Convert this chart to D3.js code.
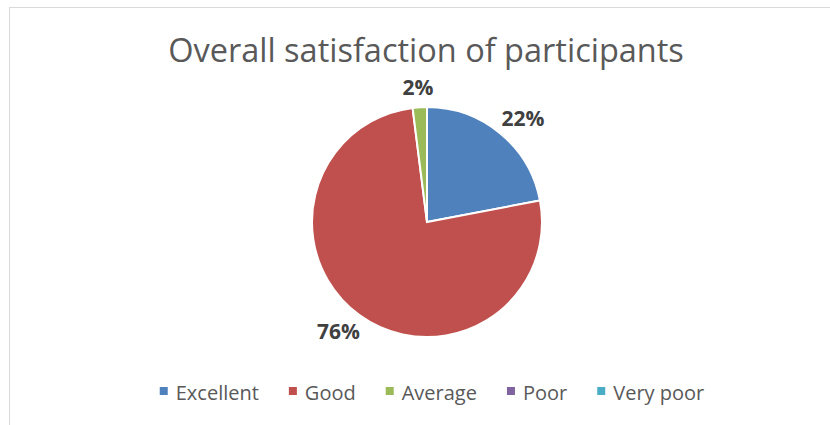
<!DOCTYPE html>
<html>
<head>
<meta charset="utf-8">
<script src="https://cdn.jsdelivr.net/npm/d3@7"></script>
<style>
  body { margin: 0; background: #fff; }
  svg { display: block; }
</style>
</head>
<body>
<div id="chart"></div>
<script>
// chart data
const categories = ["Excellent", "Good", "Average", "Poor", "Very poor"];
const shares = [22, 76, 2, 0, 0];
const colours = ["#4F81BD", "#C0504D", "#9BBB59", "#8064A2", "#4BACC6"];
const title = "Overall satisfaction of participants";

const width = 830, height = 425;
const cx = 427, cy = 222, radius = 115;

const svg = d3.select("#chart").append("svg")
    .attr("width", width)
    .attr("height", height);

// chart area border (goes off the right / bottom of the picture)
svg.append("rect")
    .attr("x", 9.5).attr("y", 7.5)
    .attr("width", 840).attr("height", 440)
    .attr("fill", "#fff")
    .attr("stroke", "#d9d9d9");

svg.append("text")
    .attr("x", 426).attr("y", 62)
    .attr("text-anchor", "middle")
    .style("font-family", "'Open Sans', sans-serif")
    .style("font-size", "32.5px")
    .style("fill", "#595959")
    .text(title);

const rows = categories.map((c, i) => ({cat: c, value: shares[i], colour: colours[i]}));

const pie = d3.pie().sort(null).value(d => d.value);
const arc = d3.arc().innerRadius(0).outerRadius(radius);
const labelArc = d3.arc().innerRadius(radius + 14).outerRadius(radius + 14);

const g = svg.append("g").attr("transform", "translate(" + cx + "," + cy + ")");
const arcs = pie(rows).filter(d => d.data.value > 0);

g.selectAll("path")
  .data(arcs)
  .enter()
  .append("path")
    .attr("d", arc)
    .attr("fill", d => d.data.colour)
    .attr("stroke", "#fff")
    .attr("stroke-width", 2);

// labels sit just outside the pie, pushed away from it by half their box
g.selectAll("text.lbl")
  .data(arcs)
  .enter()
  .append("text")
    .attr("class", "lbl")
    .attr("text-anchor", "middle")
    .attr("dominant-baseline", "central")
    .style("font-family", "'Open Sans', sans-serif")
    .style("font-weight", "bold")
    .style("font-size", "21px")
    .style("fill", "#404040")
    .text(d => d.data.value + "%")
    .attr("transform", function(d){
        const c = labelArc.centroid(d);
        const a = (d.startAngle + d.endAngle) / 2;
        const w = this.getComputedTextLength();
        return "translate(" + (c[0] + Math.sin(a) * w / 2) + "," + (c[1] - Math.cos(a) * 6) + ")";
    });

// legend, laid out by measured text widths
const legend = svg.append("g");
const gap = 30;
let x = 0;
rows.forEach(function(d){
    const item = legend.append("g").attr("transform", "translate(" + x + ",0)");
    item.append("rect")
        .attr("x", 0).attr("y", -4)
        .attr("width", 8).attr("height", 8)
        .attr("fill", d.colour);
    const t = item.append("text")
        .attr("x", 16).attr("y", 1)
        .attr("dominant-baseline", "central")
        .style("font-family", "'Open Sans', sans-serif")
        .style("font-size", "20px")
        .style("fill", "#595959")
        .text(d.cat);
    x += 16 + t.node().getComputedTextLength() + gap;
});
const legendWidth = x - gap;
legend.attr("transform", "translate(" + (432 - legendWidth / 2) + ",391)");
</script>
</body>
</html>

Exercise. Extract every line of the data exactly; pictures stay out.

Finished answer.
Convert this chart to D3.js code.
<!DOCTYPE html>
<html>
<head>
<meta charset="utf-8">
<script src="https://cdn.jsdelivr.net/npm/d3@7"></script>
<style>
  body { margin: 0; background: #fff; }
  svg { display: block; }
</style>
</head>
<body>
<div id="chart"></div>
<script>
// chart data
const categories = ["Excellent", "Good", "Average", "Poor", "Very poor"];
const shares = [22, 76, 2, 0, 0];
const colours = ["#4F81BD", "#C0504D", "#9BBB59", "#8064A2", "#4BACC6"];
const title = "Overall satisfaction of participants";

const width = 830, height = 425;
const cx = 427, cy = 222, radius = 115;

const svg = d3.select("#chart").append("svg")
    .attr("width", width)
    .attr("height", height);

// chart area border (goes off the right / bottom of the picture)
svg.append("rect")
    .attr("x", 9.5).attr("y", 7.5)
    .attr("width", 840).attr("height", 440)
    .attr("fill", "#fff")
    .attr("stroke", "#d9d9d9");

svg.append("text")
    .attr("x", 426).attr("y", 62)
    .attr("text-anchor", "middle")
    .style("font-family", "'Open Sans', sans-serif")
    .style("font-size", "32.5px")
    .style("fill", "#595959")
    .text(title);

const rows = categories.map((c, i) => ({cat: c, value: shares[i], colour: colours[i]}));

const pie = d3.pie().sort(null).value(d => d.value);
const arc = d3.arc().innerRadius(0).outerRadius(radius);
const labelArc = d3.arc().innerRadius(radius + 14).outerRadius(radius + 14);

const g = svg.append("g").attr("transform", "translate(" + cx + "," + cy + ")");
const arcs = pie(rows).filter(d => d.data.value > 0);

g.selectAll("path")
  .data(arcs)
  .enter()
  .append("path")
    .attr("d", arc)
    .attr("fill", d => d.data.colour)
    .attr("stroke", "#fff")
    .attr("stroke-width", 2);

// labels sit just outside the pie, pushed away from it by half their box
g.selectAll("text.lbl")
  .data(arcs)
  .enter()
  .append("text")
    .attr("class", "lbl")
    .attr("text-anchor", "middle")
    .attr("dominant-baseline", "central")
    .style("font-family", "'Open Sans', sans-serif")
    .style("font-weight", "bold")
    .style("font-size", "21px")
    .style("fill", "#404040")
    .text(d => d.data.value + "%")
    .attr("transform", function(d){
        const c = labelArc.centroid(d);
        const a = (d.startAngle + d.endAngle) / 2;
        const w = this.getComputedTextLength();
        return "translate(" + (c[0] + Math.sin(a) * w / 2) + "," + (c[1] - Math.cos(a) * 6) + ")";
    });

// legend, laid out by measured text widths
const legend = svg.append("g");
const gap = 30;
let x = 0;
rows.forEach(function(d){
    const item = legend.append("g").attr("transform", "translate(" + x + ",0)");
    item.append("rect")
        .attr("x", 0).attr("y", -4)
        .attr("width", 8).attr("height", 8)
        .attr("fill", d.colour);
    const t = item.append("text")
        .attr("x", 16).attr("y", 1)
        .attr("dominant-baseline", "central")
        .style("font-family", "'Open Sans', sans-serif")
        .style("font-size", "20px")
        .style("fill", "#595959")
        .text(d.cat);
    x += 16 + t.node().getComputedTextLength() + gap;
});
const legendWidth = x - gap;
legend.attr("transform", "translate(" + (432 - legendWidth / 2) + ",391)");
</script>
</body>
</html>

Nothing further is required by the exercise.